### SHORT PROBLEM
Pull every "this" line out of the data below.

### DATA TO USE
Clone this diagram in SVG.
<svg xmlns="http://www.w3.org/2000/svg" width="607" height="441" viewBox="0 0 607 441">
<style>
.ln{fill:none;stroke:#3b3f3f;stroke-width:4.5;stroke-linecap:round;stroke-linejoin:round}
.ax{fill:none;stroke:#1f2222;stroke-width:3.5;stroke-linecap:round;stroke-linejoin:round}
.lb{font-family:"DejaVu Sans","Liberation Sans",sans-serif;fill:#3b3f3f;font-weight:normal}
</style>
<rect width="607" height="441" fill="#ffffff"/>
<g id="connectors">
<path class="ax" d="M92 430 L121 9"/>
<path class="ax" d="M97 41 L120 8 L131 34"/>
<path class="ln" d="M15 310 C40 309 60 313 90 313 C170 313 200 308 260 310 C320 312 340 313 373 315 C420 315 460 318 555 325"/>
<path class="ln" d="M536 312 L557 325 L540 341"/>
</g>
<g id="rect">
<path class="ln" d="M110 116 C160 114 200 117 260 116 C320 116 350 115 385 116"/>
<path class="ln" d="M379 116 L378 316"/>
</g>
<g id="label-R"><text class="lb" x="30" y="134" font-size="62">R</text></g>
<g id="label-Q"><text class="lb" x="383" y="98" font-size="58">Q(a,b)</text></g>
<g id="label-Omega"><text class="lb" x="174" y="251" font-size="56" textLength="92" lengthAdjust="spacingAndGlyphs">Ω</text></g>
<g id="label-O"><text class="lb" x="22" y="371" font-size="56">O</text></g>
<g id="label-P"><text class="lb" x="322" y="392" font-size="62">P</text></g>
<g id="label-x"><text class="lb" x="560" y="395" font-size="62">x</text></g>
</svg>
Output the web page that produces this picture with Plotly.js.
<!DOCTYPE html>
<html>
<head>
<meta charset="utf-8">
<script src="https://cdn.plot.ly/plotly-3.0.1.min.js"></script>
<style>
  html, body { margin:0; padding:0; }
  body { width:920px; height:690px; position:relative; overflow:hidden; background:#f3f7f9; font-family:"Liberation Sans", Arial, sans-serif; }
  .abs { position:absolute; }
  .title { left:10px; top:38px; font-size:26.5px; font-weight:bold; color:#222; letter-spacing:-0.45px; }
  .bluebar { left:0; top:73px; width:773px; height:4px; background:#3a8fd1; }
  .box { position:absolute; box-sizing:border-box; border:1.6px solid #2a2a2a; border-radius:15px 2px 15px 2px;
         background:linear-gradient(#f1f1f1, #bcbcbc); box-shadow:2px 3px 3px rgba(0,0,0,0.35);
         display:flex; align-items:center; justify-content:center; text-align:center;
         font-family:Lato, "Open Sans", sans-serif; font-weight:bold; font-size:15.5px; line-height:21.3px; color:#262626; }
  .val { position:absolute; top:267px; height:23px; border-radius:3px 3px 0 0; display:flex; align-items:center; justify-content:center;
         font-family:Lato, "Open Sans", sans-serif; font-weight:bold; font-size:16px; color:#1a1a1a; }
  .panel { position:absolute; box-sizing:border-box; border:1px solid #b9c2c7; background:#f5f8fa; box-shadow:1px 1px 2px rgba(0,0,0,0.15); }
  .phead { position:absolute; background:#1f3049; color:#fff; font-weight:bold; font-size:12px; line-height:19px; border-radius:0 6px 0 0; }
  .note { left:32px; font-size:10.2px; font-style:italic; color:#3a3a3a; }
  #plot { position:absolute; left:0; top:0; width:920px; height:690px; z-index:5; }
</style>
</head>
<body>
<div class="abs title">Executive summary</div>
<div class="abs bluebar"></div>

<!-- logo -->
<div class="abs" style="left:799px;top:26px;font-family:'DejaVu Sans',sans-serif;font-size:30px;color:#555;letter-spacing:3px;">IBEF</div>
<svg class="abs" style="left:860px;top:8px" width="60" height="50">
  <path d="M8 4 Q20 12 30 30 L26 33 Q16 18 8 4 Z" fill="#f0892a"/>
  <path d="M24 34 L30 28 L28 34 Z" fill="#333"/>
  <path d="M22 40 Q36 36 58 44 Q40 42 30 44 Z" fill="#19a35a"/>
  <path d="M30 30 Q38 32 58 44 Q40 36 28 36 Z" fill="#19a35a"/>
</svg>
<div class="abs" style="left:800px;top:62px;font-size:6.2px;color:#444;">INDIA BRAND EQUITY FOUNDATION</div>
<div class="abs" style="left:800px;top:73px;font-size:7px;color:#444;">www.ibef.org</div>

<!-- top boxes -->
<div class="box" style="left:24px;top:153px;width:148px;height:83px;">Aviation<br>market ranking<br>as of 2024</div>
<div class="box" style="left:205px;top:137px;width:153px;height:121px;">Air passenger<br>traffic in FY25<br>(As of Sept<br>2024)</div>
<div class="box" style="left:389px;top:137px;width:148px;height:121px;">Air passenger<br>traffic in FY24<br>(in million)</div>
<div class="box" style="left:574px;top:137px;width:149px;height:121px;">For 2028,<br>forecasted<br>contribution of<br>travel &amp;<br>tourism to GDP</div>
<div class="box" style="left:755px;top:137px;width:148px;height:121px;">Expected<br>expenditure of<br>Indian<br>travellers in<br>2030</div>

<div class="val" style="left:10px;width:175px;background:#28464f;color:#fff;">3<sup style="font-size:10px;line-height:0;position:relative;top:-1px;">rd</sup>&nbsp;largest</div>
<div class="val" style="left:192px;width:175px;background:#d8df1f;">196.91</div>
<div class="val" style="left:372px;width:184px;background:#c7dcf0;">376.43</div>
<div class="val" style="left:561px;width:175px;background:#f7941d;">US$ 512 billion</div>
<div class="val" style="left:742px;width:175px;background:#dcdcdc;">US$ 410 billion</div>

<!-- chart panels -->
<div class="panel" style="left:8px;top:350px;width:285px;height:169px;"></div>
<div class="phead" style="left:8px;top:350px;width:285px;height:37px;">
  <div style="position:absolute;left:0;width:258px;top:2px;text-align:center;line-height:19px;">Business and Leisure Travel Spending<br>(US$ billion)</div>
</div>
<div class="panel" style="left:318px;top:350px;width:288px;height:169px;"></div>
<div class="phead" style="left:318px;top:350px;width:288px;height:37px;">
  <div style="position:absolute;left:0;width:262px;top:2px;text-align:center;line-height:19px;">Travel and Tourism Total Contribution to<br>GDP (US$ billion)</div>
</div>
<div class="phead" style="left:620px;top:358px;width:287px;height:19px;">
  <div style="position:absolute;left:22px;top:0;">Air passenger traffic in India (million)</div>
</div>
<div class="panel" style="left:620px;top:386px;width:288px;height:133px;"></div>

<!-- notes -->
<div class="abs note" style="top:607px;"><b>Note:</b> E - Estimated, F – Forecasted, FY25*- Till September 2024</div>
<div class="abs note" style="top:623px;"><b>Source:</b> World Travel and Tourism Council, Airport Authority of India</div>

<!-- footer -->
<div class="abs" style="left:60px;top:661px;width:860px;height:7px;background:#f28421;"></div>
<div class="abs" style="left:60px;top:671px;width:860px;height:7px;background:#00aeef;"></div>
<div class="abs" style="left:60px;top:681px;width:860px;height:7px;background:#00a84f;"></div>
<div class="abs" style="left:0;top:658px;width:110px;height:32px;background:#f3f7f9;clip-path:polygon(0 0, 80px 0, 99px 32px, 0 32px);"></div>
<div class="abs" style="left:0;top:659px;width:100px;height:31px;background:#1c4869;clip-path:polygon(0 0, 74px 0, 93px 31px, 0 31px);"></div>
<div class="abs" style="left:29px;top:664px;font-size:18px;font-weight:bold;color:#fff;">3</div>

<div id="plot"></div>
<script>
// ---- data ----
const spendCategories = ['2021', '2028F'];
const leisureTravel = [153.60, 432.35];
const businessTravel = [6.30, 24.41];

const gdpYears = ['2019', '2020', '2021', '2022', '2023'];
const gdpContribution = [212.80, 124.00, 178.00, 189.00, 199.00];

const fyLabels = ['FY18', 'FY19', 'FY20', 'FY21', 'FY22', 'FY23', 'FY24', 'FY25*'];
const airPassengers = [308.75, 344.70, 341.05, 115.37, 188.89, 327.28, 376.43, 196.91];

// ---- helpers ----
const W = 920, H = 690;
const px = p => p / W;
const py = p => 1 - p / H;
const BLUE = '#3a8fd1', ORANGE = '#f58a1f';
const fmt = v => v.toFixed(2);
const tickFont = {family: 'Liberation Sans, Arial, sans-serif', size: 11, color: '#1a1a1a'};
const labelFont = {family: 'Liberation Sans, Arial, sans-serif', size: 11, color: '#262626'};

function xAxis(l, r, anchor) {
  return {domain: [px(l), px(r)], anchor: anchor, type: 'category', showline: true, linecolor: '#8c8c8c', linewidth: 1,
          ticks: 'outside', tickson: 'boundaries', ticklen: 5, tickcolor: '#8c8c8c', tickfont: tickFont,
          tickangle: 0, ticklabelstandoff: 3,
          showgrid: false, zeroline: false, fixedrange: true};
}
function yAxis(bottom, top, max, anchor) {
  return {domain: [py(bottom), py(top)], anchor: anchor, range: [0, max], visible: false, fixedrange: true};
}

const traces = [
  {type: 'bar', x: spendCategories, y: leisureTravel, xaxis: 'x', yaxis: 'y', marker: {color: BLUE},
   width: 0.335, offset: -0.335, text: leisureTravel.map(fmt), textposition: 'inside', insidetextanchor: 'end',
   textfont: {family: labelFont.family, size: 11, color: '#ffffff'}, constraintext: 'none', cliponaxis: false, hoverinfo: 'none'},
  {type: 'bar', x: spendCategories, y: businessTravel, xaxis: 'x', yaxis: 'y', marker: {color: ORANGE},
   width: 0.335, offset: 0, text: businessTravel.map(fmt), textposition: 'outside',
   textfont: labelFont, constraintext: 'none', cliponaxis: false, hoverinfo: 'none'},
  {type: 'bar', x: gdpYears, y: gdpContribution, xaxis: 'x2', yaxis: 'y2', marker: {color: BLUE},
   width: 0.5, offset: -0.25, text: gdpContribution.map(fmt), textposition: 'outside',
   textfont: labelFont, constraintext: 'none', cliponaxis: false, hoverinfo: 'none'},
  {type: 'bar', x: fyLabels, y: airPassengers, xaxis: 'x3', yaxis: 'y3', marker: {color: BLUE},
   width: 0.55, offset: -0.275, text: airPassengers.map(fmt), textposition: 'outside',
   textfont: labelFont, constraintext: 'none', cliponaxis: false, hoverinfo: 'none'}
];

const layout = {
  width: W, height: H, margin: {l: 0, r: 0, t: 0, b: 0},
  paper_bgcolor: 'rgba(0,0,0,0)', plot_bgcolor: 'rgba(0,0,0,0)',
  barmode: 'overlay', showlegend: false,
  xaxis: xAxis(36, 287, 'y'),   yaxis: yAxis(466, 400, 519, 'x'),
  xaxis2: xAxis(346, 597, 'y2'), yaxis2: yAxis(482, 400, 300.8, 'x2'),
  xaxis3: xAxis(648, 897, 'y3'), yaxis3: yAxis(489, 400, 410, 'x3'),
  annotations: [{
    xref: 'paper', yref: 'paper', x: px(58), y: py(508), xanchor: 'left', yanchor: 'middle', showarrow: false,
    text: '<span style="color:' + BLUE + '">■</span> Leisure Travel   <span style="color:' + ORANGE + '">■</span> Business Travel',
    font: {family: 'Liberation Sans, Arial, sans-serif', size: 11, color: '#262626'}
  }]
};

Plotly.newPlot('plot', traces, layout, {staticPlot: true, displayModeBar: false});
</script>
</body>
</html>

### WORKED SOLUTION
Clone this diagram in SVG.
Output the web page that produces this picture with Plotly.js.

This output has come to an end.